Riccardo Tisci is not one to back away from a big idea. His creative exploration of themes including love and religion (spring 2016), as well as Egypt and the origins of civilization (fall 2016), has yielded collections as heavy-hitting as their source material. So was the case for spring, a spectacular fashion interpretation of no-less awesome subjects than nature and spirituality.

“It’s all about mandala, the strength of nature and the strength of spirituality,” Tisci said backstage after the show, noting that his friends Lea T and Marina Abramović often talk to him about zen, energy, rocks and the power of nature. “It’s a different way to see the world.”

This was not “spirituality,” the commercial concept bought into by your wellness-loving friend with the word “Namaste” hanging over her bed.
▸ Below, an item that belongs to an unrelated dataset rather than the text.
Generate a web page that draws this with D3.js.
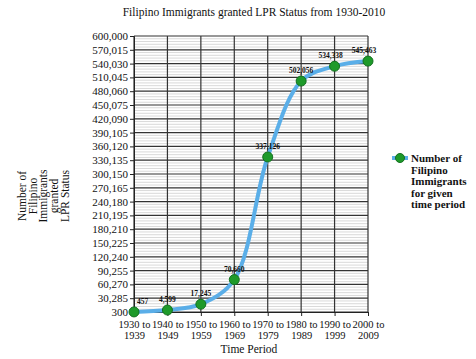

Staged under the night sky in the botanical garden of Paris’ National Museum of Natural History, a backup venue when the first choice didn’t work out — (“It was karma,” said Tisci) — the set had a haunting grandeur. The models walked on a mirrored runway set in a square around the grounds, with the show arranged as a staccato of many ideas. The universe seemed to have bestowed new creative energy on Tisci, as many of the looks felt quite new from him.
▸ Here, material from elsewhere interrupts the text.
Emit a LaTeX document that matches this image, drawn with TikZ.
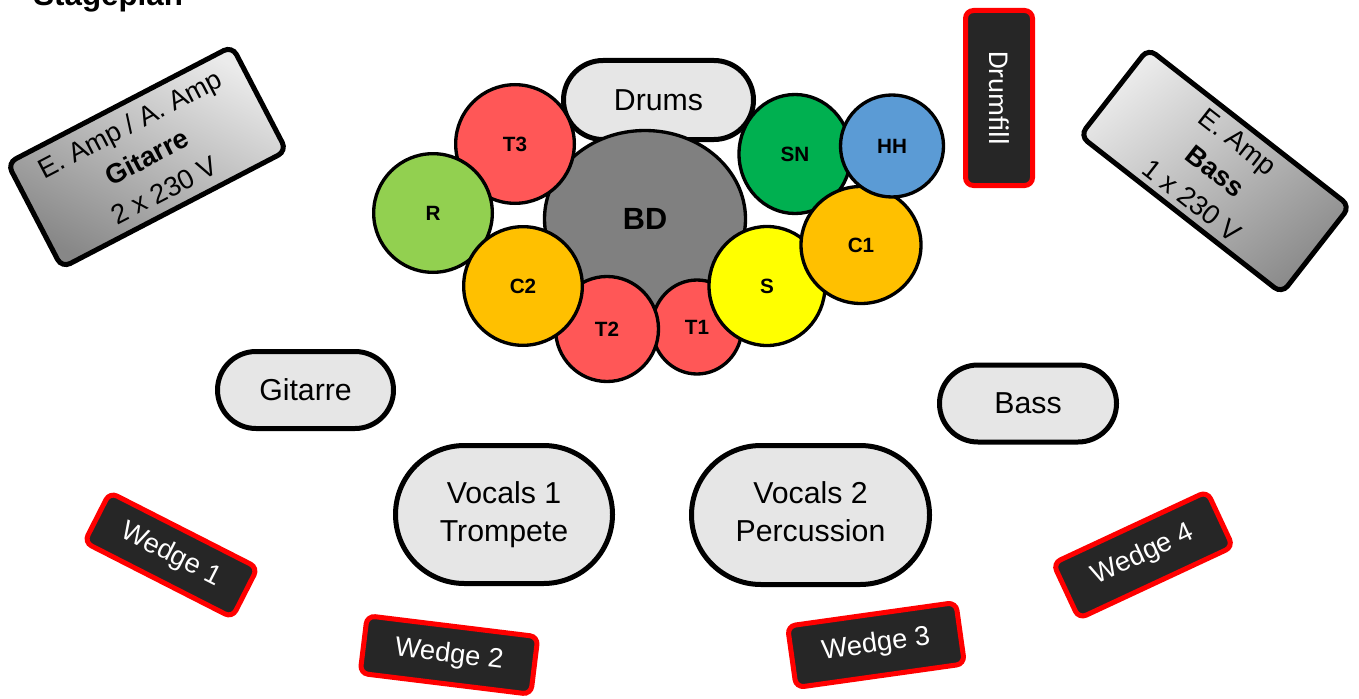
\documentclass[tikz,border=0pt]{standalone}
\usepackage{fontspec}
\setmainfont{Liberation Sans}
\newfontfamily\calibfont{Carlito}
\usetikzlibrary{shapes.geometric,shapes.misc}
\definecolor{boxgray}{HTML}{E6E6E6}
\definecolor{wedgefill}{HTML}{262626}
\definecolor{wedgered}{HTML}{FF0000}
\definecolor{tomred}{HTML}{FF5757}
\definecolor{ridegreen}{HTML}{92D050}
\definecolor{crashorange}{HTML}{FFC000}
\definecolor{splashyellow}{HTML}{FFFF00}
\definecolor{snaregreen}{HTML}{00B050}
\definecolor{hhblue}{HTML}{5B9BD5}
\definecolor{bdgray}{HTML}{808080}
\begin{document}
\begin{tikzpicture}[x=0.75pt,y=-0.75pt,
  stagebox/.style={rounded rectangle, draw=black, line width=3.75pt, fill=boxgray,
    inner sep=0pt, align=center, font=\fontsize{22.7}{28.5}\selectfont},
  drum/.style={ellipse, draw=black, line width=2.5pt, inner sep=0pt,
    font=\bfseries\fontsize{15.5}{17}\selectfont},
  wedgebox/.style={rectangle, rounded corners=6pt, draw=wedgered, line width=3.75pt,
    fill=wedgefill, text=white, inner sep=0pt, font=\fontsize{20.5}{23}\selectfont},
  ampbox/.style={rectangle, rounded corners=7pt, draw=black, line width=3.75pt,
    inner sep=0pt, align=center, font=\fontsize{20.5}{28}\selectfont},
]
\useasboundingbox (0,0) rectangle (1359,699);
\clip (0,0) rectangle (1359,699);

% title
\node[anchor=base west, inner sep=0pt, font=\bfseries\fontsize{23.5}{26}\selectfont] (title) at (33,6) {Stageplan};

% amps
\node[ampbox, minimum width=190pt, minimum height=88.5pt, rotate=27.5,
  top color=white!92!black, bottom color=black!47, shading angle=-27.5] (gamp) at (147,157)
  {E. Amp / A. Amp\\\textbf{Gitarre}\\2 x 230 V};
\node[ampbox, minimum width=192pt, minimum height=83pt, rotate=-38,
  top color=white!92!black, bottom color=black!45, shading angle=38] (bamp) at (1215,171)
  {E. Amp\\\textbf{Bass}\\1 x 230 V};

% drumfill
\node[wedgebox, rotate=-90, minimum width=131.25pt, minimum height=50.25pt,
  font=\calibfont\fontsize{21.5}{23}\selectfont] (fill) at (999,98) {Drumfill};

% drum kit
\node[stagebox, minimum width=142.5pt, minimum height=59.25pt] (drums) at (658.5,100) {Drums};
\node[drum, fill=bdgray, minimum width=150.75pt, minimum height=132.75pt,
  font=\bfseries\fontsize{23}{25}\selectfont] (bd) at (645,219) {BD};
\node[drum, fill=tomred, minimum width=89pt, minimum height=89pt] (t3) at (515,144) {T3};
\node[drum, fill=ridegreen, minimum width=89pt, minimum height=89pt] (r) at (433,213) {R};
\node[drum, fill=tomred, minimum width=67.5pt, minimum height=70.5pt] (t1) at (697,327) {T1};
\node[drum, fill=tomred, minimum width=77.25pt, minimum height=78.75pt] (t2) at (607,329) {T2};
\node[drum, fill=crashorange, minimum width=89pt, minimum height=89pt] (c2) at (523,286) {C2};
\node[drum, fill=splashyellow, minimum width=87pt, minimum height=89.25pt] (s) at (767,286) {S};
\node[drum, fill=snaregreen, minimum width=84pt, minimum height=89.25pt] (sn) at (795,154) {SN};
\node[drum, fill=crashorange, minimum width=90pt, minimum height=87.75pt] (c1) at (861,245) {C1};
\node[drum, fill=hhblue, minimum width=77.25pt, minimum height=76.5pt] (hh) at (892,146) {HH};

% musicians
\node[stagebox, minimum width=132pt, minimum height=57.75pt] (git) at (305.5,390) {Gitarre};
\node[stagebox, minimum width=132.75pt, minimum height=57.75pt] (bass) at (1028,403.5) {Bass};
\node[stagebox, minimum width=162.75pt, minimum height=103.5pt] (voc1) at (504,514.5) {Vocals 1\\Trompete};
\node[stagebox, minimum width=178.5pt, minimum height=104.25pt] (voc2) at (810.5,515) {Vocals 2\\Percussion\vphantom{p}};

% wedges
\node[wedgebox, rotate=-27, minimum width=124.5pt, minimum height=42pt] (w1) at (171,555) {Wedge 1};
\node[wedgebox, rotate=-7, minimum width=129pt, minimum height=43.5pt] (w2) at (449,655) {Wedge 2};
\node[wedgebox, rotate=8, minimum width=127.5pt, minimum height=46.5pt] (w3) at (876,645) {Wedge 3};
\node[wedgebox, rotate=25, minimum width=127.5pt, minimum height=45.75pt] (w4) at (1143,555) {Wedge 4};
\end{tikzpicture}
\end{document}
The show opened with three of its simplest looks — slipdresses in blown-up geode prints in shades of pink, purple and orange, over sheer tank dresses — followed by a group of tailored black jackets with puffy zippered utility pockets on the hips over fluid bell-bottom pants, each model rocking a necklace hung with an enormous slice of a geode. The contrast between the rich colors and organic shape of the mineral crystal and the relatively stark tailoring was fabulous. Tisci built it up from there, progressing from tight solid jersey dresses cut with sensual portrait necklines in jewel tones to shirtdresses with exaggerated collar points in swirled color blocks and psychedelic mandala prints in combinations of purple, red, yellow and orange.

He pursued leaner, curvier silhouettes than he has recently. “I think women in this moment in society — not only in America — have more power,” said Tisci. “I want to make a more sensual woman who’s more conscious of her body.” Frills in fiery flower and sky prints circled the hips and busts of lean, collared cocktail dresses. The wild kaleidoscope of color and pattern — rainbow polka dots and stripes — hit a fever pitch midway, when Tisci began pairing down to something more elegant and elemental. There were serene scarf dresses in black with big, sparely placed mandala motifs. The tailoring that had intermittently broken up the pattern throughout the show became more alluring. The collection closed with a trio of black suits with convertible zipper details, decorated with flat crystals embroidered into floral motifs that reminded of stained glass. They were modern, sexy, confident and they had good energy.